ENFIM, ELES PUDERAM CELEBRAR
A volta olímpica no Morumbi teve um gostinho especial para dois jogadores DO Vasco. Contratados no decorrer da temporada, Luiz Carlos Winck e Marco Antônio Boiadeiro, enfim, terminaram os 90 minutos da final como campeões.
- Este título com o Vasco foi muito importante pra mim. Era a minha terceira final consecutiva, disputei em 1987 a Copa União pelo Internacional contra o Flamengo e depois, também no Inter, em 1988, com o Bahia. Aí, em 1989, finalmente, pude levantar a taça com o Vasco - afirmou Winck, que, em seguida, emendou:
- Foi emocionante, principalmente por ter participado diretamente da jogada do gol que nos deu o título - completou.
Também presente na jogada do gol, Boiadeiro vinha de outras frustrações.

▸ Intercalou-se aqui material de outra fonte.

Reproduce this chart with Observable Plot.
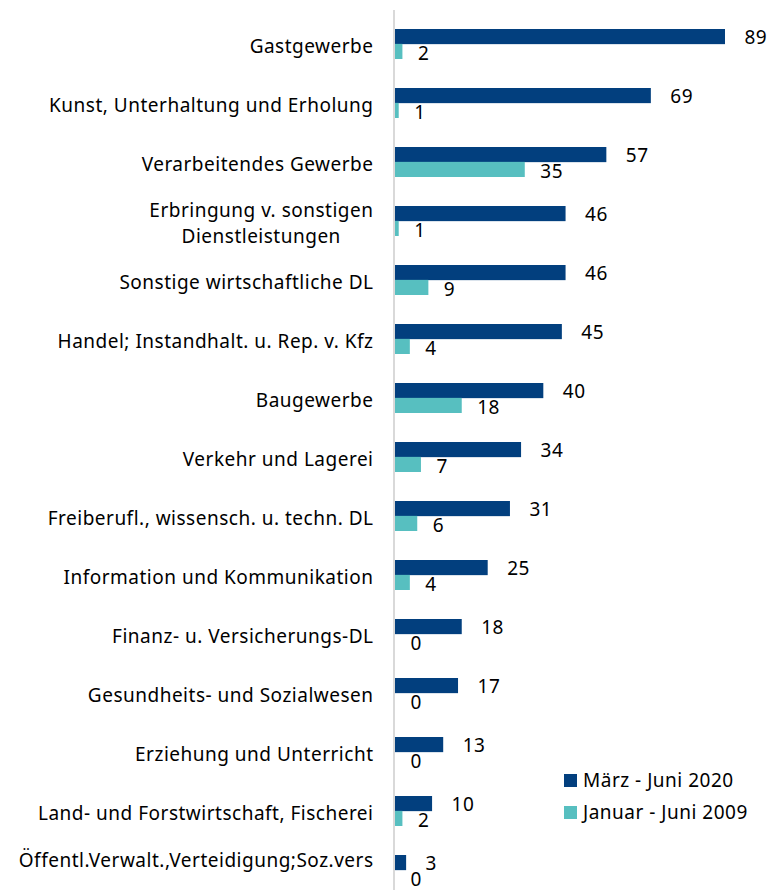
<!DOCTYPE html>
<html>
<head>
<meta charset="utf-8">
<script src="https://cdn.jsdelivr.net/npm/d3@7"></script>
<script src="https://cdn.jsdelivr.net/npm/@observablehq/plot@0.6"></script>
<style>
  body { margin: 0; background: #fff; }
  #wrap { position: relative; width: 769px; height: 890px; overflow: hidden; }
  .legend { position: absolute; left: 564px; top: 764px; font-family: "Noto Sans", sans-serif; font-size: 19px; letter-spacing: 0.5px; color: #000; }
  .legend div { display: flex; align-items: center; height: 32px; }
  .legend span.sw { display: inline-block; width: 13px; height: 13px; margin-right: 6px; }
</style>
</head>
<body>
<div id="wrap"></div>
<script>
const categories = [
  "Gastgewerbe",
  "Kunst, Unterhaltung und Erholung",
  "Verarbeitendes Gewerbe",
  "Erbringung v. sonstigen\nDienstleistungen",
  "Sonstige wirtschaftliche DL",
  "Handel; Instandhalt. u. Rep. v. Kfz",
  "Baugewerbe",
  "Verkehr und Lagerei",
  "Freiberufl., wissensch. u. techn. DL",
  "Information und Kommunikation",
  "Finanz- u. Versicherungs-DL",
  "Gesundheits- und Sozialwesen",
  "Erziehung und Unterricht",
  "Land- und Forstwirtschaft, Fischerei",
  "Öffentl.Verwalt.,Verteidigung;Soz.vers"
];
const values2020 = [89, 69, 57, 46, 46, 45, 40, 34, 31, 25, 18, 17, 13, 10, 3];
const values2009 = [2, 1, 35, 1, 9, 4, 18, 7, 6, 4, 0, 0, 0, 2, 0];
const seriesNames = ["März - Juni 2020", "Januar - Juni 2009"];
const seriesColors = ["#023f7e", "#57bfc0"];

const d2020 = categories.map((c, i) => ({cat: c, series: seriesNames[0], value: values2020[i]}));
const d2009 = categories.map((c, i) => ({cat: c, series: seriesNames[1], value: values2009[i]}));

const fontSize = 19;
const ctx = document.createElement("canvas").getContext("2d");
ctx.font = `${fontSize}px "Noto Sans"`;
try { ctx.letterSpacing = "0.5px"; } catch (e) {}
const spaceW = ctx.measureText(" ").width;
// center multi-line labels by padding shorter lines with trailing spaces
function centerLines(label) {
  const lines = label.split("\n");
  if (lines.length < 2) return label;
  const widths = lines.map(l => ctx.measureText(l).width);
  const maxW = Math.max(...widths);
  return lines.map((l, i) => l + " ".repeat(Math.round((maxW - widths[i]) / 2 / spaceW))).join("\n");
}

const yRange = [11.3, 902.7];
const paddingInner = 0.5, paddingOuter = 0.25;
const step = (yRange[1] - yRange[0]) / (categories.length - paddingInner + 2 * paddingOuter);
const bw = step * (1 - paddingInner);

const axisOpts = {tickSize: 0, tickPadding: 22, label: null, tickFormat: centerLines, lineHeight: 1.4, fill: "#000"};

const chart = Plot.plot({
  width: 769,
  height: 890,
  marginLeft: 395,
  marginRight: 44,
  marginTop: 10,
  marginBottom: 0,
  style: {fontFamily: '"Noto Sans", sans-serif', fontSize: fontSize + "px", letterSpacing: "0.5px", color: "#000", background: "#fff"},
  x: {domain: [0, 89], axis: null},
  y: {domain: categories, range: yRange, paddingInner, paddingOuter, axis: null},
  marks: [
    Plot.barX(d2020, {x: "value", y: "cat", fill: seriesColors[0], insetBottom: bw / 2}),
    Plot.barX(d2009, {x: "value", y: "cat", fill: seriesColors[1], insetTop: bw / 2}),
    Plot.ruleX([0], {stroke: "#d9d9d9", strokeWidth: 2, dx: -1.5}),
    Plot.axisY({...axisOpts, ticks: categories.slice(0, -1)}),
    Plot.axisY({...axisOpts, ticks: categories.slice(-1), dy: -12}),
    Plot.text(d2020, {x: "value", y: "cat", text: d => String(d.value), textAnchor: "start", dx: 19, dy: -6.5, fill: "#000"}),
    Plot.text(d2009, {x: "value", y: "cat", text: d => String(d.value), textAnchor: "start", dx: 15, dy: 9.5, fill: "#000"})
  ]
});
const wrap = document.getElementById("wrap");
wrap.appendChild(chart);

const legend = document.createElement("div");
legend.className = "legend";
seriesNames.forEach((name, i) => {
  const row = document.createElement("div");
  const sw = document.createElement("span");
  sw.className = "sw";
  sw.style.background = seriesColors[i];
  row.appendChild(sw);
  row.appendChild(document.createTextNode(name));
  legend.appendChild(row);
});
wrap.appendChild(legend);
</script>
</body>
</html>
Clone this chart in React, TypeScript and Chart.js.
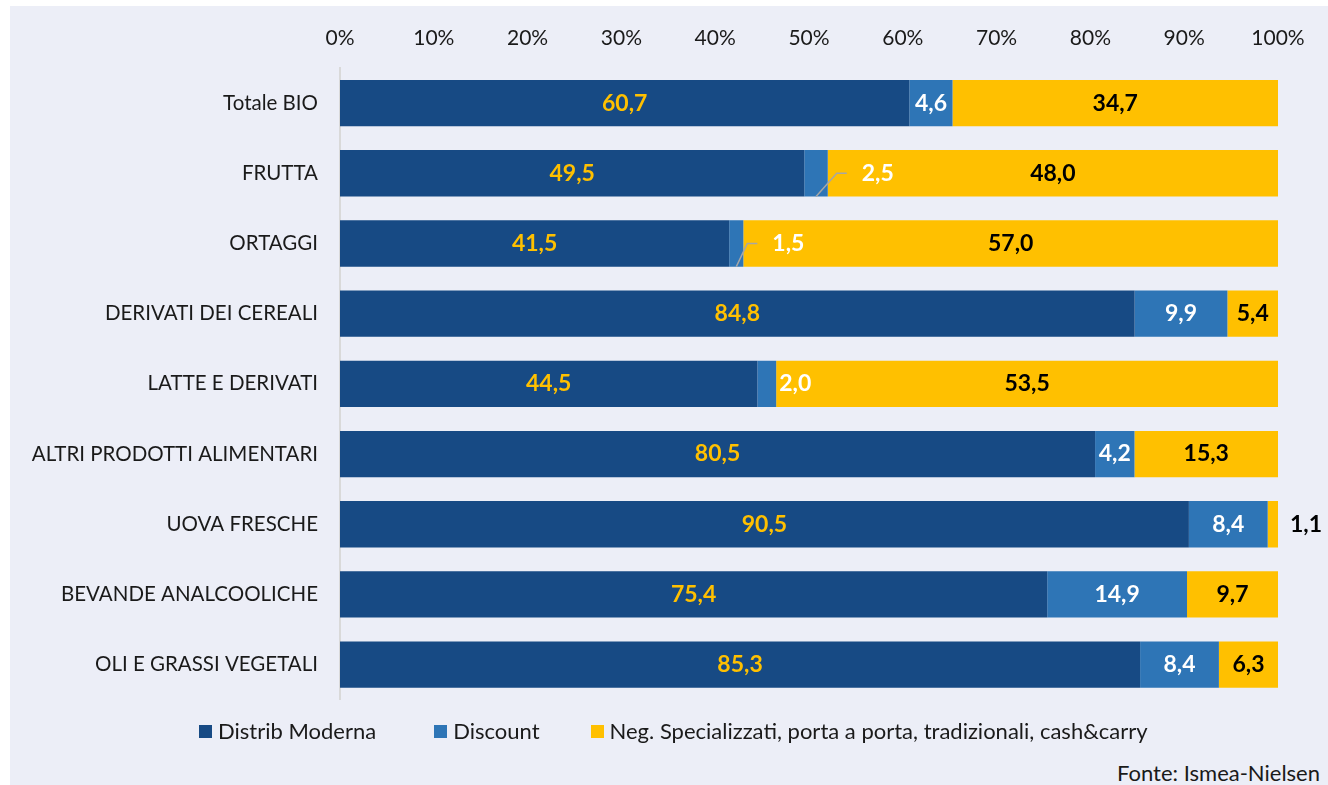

- Eu tinha essa gana a mais. De ter perdido finais nacionais de 1986 e 1987 com o Guarani (para São Paulo e Sport, respectivamente). O Vasco tinha um elenco muito bom e, na decisão com o São Paulo, a gente fez uma grande partida. Além de nós termos jogado bem, o Acácio agarrou demais.
'EU DISSE: PODE PREPARAR A FESTA', RECORDA GOLEIRO
COM A PALAVRA
'Fui preparado para salvar o quanto podia'
ACÁCIO
Goleiro do Vasco em 1989
Assim que entrei no avião que levava a gente para São Paulo, cheguei para o Eurico e falei: "ô, De Miranda?". Era assim que eu chamava ele. E, em seguida, disse: "pode preparar a festa, a gente não vai tomar gol no Morumbi". Ele se espantou: "você ficou louco, Acácio?". Eu estava muito confiante, acho que goleiro tem de estar sempre assim antes de cada final.
A gente lutou muito contra o São Paulo. Sabia que do outro lado, teriam o Raí, Bobô, Edivaldo, jogadores de seleção. Mas fui preparado para salvar o quanto podia, e sabia que só ia vir chute difícil. Como vascaíno e vindo de família de vascaínos, foi uma grande alegria ficar marcado por este título.